Durante os anos 50 e 60, a música gospel tornou-se muito mais complicada, com bandas grandes e guitarras elétricas. Mudou também porque você tinha músicos maravilhosos trabalhando com isso, e assim se tornou muito mais rica. Sam Cook, por exemplo, era um maravilhoso cantor de blues que começou sua carreira aos 8 anos como um cantor de gospel. Ele começou a reciclar as músicas com as quais ele havia crescido num contexto completamente novo e secular. Meus pais não eram judeus ortodoxos, mas nós crescemos cercados por pessoas religiosas. A ambivalência sobre religião que transparece no R&B e na música soul é algo muito próximo do meu coração.

Stevie Wonder - Ele tinha uma mãe muito religiosa e um pai mundano (ou incrédulo), secular e cínico, que era policial. A biografia dele passa pelo conflito entre esses dois tipos de sensibilidade. Pelo menos essa é a biografia que ele sempre divulgou. Tenho muita afinidade com Stevie Wonder. Durante os anos 60, gastei uma quantidade razoável de energia organizando demonstrações contra a Guerra do Vietnã -tenho certeza de que se tivessem feito então uma enquete entre os negros no "showbiz", 95% deles seriam contra a guerra, embora poucos estivessem dispostos a aparecer nas demonstrações que fossem majoritariamente de brancos.
Stevie Wonder foi um dos poucos que fizeram isso. Ele era um adolescente naquela época e estava disposto a participar de demonstrações pela paz no Central Park e cantar aquelas canções incríveis. Aquele talvez tenha sido seu melhor período, com músicas como "A Place in the Sun" e a versão dele de "Blowin" in the Wind". Bob Dylan comentou certa vez que essa versão era muito melhor do qualquer outra que ele pudesse ter feito.

Michael Jackson - Ele criou músicas incríveis. "Beat It" é uma das grandes canções da música popular americana. Envolve todo tipo de fusão, incluindo o Eddie van Halen tocando guitarra naquela quebra na música. Aquilo é espetacular!
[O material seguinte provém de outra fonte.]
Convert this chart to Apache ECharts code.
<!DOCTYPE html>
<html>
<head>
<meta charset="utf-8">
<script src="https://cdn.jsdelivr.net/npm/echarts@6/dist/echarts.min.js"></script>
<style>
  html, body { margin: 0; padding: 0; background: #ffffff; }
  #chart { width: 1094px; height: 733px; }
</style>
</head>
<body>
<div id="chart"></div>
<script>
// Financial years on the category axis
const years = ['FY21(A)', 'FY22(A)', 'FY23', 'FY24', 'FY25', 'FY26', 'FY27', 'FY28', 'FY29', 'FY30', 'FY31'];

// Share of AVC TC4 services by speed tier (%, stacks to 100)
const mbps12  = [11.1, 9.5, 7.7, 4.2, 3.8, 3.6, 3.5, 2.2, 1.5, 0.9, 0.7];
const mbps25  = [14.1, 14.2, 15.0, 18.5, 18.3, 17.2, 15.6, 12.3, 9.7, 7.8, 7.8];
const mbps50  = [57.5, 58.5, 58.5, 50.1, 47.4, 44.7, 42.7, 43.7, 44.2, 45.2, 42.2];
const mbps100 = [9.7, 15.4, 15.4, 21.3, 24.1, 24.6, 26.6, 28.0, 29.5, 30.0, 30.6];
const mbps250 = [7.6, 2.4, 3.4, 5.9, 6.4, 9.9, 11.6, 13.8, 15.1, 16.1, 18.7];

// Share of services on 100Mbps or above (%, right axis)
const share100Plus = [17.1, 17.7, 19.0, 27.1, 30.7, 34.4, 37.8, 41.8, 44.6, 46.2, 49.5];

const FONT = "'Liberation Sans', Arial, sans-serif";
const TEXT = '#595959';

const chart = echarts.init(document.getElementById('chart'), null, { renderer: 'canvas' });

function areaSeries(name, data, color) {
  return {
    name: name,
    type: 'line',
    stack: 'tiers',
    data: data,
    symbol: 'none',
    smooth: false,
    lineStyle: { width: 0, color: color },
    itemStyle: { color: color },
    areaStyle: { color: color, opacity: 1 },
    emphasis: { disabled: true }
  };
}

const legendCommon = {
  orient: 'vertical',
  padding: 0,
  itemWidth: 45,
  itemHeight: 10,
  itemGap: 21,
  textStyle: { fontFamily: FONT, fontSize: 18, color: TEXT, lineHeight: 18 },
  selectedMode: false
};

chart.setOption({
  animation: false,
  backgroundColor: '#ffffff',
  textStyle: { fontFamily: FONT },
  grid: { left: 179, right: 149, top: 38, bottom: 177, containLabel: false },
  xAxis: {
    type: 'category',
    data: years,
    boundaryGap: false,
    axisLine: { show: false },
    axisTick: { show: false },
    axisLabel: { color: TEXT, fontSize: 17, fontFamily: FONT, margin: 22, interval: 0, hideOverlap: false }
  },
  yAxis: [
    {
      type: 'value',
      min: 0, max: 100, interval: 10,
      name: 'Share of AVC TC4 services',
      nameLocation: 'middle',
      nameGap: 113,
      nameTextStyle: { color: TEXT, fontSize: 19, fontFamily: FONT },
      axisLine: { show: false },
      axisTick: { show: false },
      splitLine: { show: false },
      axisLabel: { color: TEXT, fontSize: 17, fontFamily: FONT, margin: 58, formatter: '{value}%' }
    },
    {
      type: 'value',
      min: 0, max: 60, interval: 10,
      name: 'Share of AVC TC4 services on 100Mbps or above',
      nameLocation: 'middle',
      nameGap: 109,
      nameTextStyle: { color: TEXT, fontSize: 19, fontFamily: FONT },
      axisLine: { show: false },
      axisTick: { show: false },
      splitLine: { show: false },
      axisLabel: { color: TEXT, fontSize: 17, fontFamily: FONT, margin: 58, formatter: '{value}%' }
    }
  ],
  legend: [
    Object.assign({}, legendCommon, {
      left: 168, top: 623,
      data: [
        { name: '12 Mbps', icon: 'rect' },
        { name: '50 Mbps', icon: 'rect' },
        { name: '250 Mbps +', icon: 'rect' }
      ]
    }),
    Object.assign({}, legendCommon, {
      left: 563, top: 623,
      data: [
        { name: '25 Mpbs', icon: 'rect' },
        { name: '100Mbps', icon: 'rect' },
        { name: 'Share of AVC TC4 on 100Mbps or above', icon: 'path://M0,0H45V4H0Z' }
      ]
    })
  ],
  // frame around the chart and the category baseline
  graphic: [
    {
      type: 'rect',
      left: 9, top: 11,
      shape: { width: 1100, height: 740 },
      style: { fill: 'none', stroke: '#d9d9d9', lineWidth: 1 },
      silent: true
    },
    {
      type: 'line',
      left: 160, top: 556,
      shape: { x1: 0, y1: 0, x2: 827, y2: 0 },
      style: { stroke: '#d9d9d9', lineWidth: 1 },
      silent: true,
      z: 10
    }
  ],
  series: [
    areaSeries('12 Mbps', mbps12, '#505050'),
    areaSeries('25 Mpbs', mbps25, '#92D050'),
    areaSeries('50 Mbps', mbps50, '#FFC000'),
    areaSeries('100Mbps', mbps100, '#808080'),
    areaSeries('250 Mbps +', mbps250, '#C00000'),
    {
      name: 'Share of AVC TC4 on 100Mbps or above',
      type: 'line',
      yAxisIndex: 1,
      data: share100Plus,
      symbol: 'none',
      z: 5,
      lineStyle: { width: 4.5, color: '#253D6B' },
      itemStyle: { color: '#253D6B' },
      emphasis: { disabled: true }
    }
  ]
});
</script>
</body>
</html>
Mais uma vez, envolve negros ouvindo música branca; nesse caso, ouvindo heavy metal e fazendo coisas interessantes com isso. Heavy metal sempre pareceu para mim uma regressão musical total.
Posso até estar sendo injusto, mas sempre achei que essa música não me dizia nada e que era apenas barulho. Hoje vejo que havia muitas pessoas talentosas fazendo heavy metal... Michael Jackson era um soprano puro nos seus trabalhos iniciais, como "ABC", que foi uma das grandes músicas utópicas da década de 70.
O fato é que visões utópicas nem sempre são categorizadas como tal. Uma das coisas que a crítica cultural precisa fazer melhor é separá-las, pois elas aparecem nos mais variados lugares, às vezes até mesmo no lixo comercial. Muitos produtos comerciais e propagandas imitam visões que transcendem seus propósitos originais. Eu acho que a cultura de massa é assim em geral e essa é uma das coisas interessantes sobre os tempos modernos, uma mistura de pessimismo com otimismo. Muitas canções populares fazem isso.


Caetano Veloso - Tenho certeza de que, se você falar com alguém como Caetano Veloso, ele poderia te dar uma versão enormemente complicada do tema da utopia, em mais de 20 idiomas culturais diferentes. Minha impressão dele é que ele sabe disso tudo e tem processado essa informação de formas bastante complicada. Ele deve ter várias coisas em mente que poderá vir a usar daqui a 20 anos, quando descobrir como fazê-lo. Ele é uma das pessoas mais impressionantes da música popular brasileira. Mas o que é mais impressionante é o fato de ele estar aberto para tudo, um sentimento de que tudo pode se tornar parte dessa visão utópica.